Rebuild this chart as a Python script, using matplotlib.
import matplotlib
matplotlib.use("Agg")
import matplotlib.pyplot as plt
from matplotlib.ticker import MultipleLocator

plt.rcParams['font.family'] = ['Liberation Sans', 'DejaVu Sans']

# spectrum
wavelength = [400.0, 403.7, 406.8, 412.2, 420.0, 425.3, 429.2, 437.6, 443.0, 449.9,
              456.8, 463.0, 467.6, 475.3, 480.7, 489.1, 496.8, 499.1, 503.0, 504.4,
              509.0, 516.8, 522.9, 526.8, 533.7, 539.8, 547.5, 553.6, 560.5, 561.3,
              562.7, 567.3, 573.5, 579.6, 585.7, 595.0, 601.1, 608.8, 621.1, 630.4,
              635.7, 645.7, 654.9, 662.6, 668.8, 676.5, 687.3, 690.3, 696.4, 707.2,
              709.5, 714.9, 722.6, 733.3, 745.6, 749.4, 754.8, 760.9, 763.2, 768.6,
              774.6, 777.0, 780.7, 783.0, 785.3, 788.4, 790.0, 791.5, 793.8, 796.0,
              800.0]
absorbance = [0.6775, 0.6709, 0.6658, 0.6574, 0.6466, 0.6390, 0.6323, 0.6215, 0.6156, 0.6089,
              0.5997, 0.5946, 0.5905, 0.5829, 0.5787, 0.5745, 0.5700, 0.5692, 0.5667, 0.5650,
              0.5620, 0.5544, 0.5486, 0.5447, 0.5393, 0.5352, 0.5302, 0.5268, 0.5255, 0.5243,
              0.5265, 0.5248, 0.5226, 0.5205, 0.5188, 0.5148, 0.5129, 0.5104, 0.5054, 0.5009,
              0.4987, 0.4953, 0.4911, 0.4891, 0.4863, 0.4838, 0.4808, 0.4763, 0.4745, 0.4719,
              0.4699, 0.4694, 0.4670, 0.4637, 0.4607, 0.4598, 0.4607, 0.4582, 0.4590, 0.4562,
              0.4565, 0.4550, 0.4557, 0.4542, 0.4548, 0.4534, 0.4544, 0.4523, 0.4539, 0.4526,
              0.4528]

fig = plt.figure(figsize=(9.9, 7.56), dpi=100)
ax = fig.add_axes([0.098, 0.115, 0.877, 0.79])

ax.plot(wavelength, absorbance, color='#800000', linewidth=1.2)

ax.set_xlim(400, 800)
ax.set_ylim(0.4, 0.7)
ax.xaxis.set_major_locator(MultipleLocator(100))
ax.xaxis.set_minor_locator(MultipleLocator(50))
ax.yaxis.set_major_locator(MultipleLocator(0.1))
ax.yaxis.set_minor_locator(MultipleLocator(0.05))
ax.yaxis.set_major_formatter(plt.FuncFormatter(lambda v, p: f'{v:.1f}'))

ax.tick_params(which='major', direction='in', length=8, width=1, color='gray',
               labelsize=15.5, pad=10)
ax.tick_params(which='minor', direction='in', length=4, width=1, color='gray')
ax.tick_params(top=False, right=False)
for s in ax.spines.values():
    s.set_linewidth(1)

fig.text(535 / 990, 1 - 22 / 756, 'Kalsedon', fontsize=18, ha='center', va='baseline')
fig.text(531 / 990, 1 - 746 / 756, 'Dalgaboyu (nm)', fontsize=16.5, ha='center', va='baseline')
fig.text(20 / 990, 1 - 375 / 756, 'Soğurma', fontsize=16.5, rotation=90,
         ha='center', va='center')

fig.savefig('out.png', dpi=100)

**DIRECTIONS:** Everything from the first line of the data through the line containing "plt.rcParams['font.family'] = ['Liberation" should be echoed exactly. Add nothing.

**WRITTEN ANSWER:**
Rebuild this chart as a Python script, using matplotlib.
import matplotlib
matplotlib.use("Agg")
import matplotlib.pyplot as plt
from matplotlib.ticker import MultipleLocator

plt.rcParams['font.family'] = ['Liberation Sans', 'DejaVu Sans']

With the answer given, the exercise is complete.